Springfield Armory launched the 1911 TRP Operator in 10mm Friday, offering two models — a five-inch barrel and a long slide six-inch variant. The TRP, or Tactical Response Pistol, is based on Springfield’s Professional Model. Until now, the TRP was relegated to only .45 ACP but it looks like the Illinois based company has had a change of heart.
“We have offered 10mm 1911s from our Springfield Custom Shop for many years but this is the first production 10mm 1911 offering in the Springfield Armory lineup,” CEO Dennis Reese said in a press release. “The TRP 10mm is soft shooting, built for accuracy and takes advantage of the full potential of the hottest 10mm rounds, just as the cartridge was originally intended.”

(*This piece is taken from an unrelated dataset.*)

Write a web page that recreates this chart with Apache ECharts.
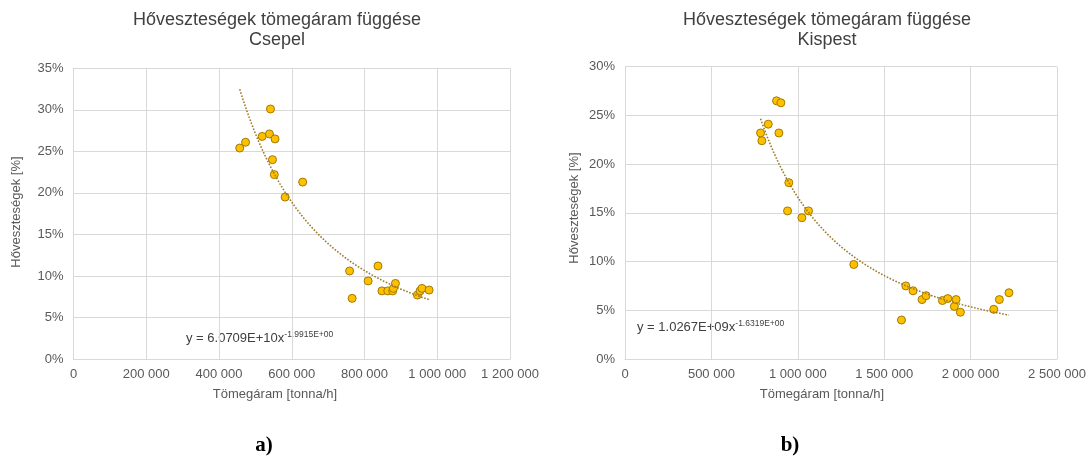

The TRP Operator series boasts forged steel frames and slides paired with Match Grade stainless steel barrels. The frame and slide are both coated in a self-lubricating, corrosion resistant finish known as Black-T. The finish is crafted to protect the 1911 from heavy use in tough conditions, says Springfield. With weights ranging between 40 and 45-ounces, the full-sized pistols look to offset 10mm recoil with a heavier slide and barrel.
Though Springfield fans speculated Monday that a 10mm variant was on the horizon, there was no clear consensus on which firearm would ultimately get the 10mm treatment. 10mm has enjoyed a boost in popularity, with shooters recently turning to the oldie but goodie for hunting purposes.
Each TRP Operator is outfitted with 3-dot tritium night sights and both ship with two 8-round mags. The 5-inch model serves up a MSRP of $1,790 while the 6-inch model comes in slightly higher at $1,842.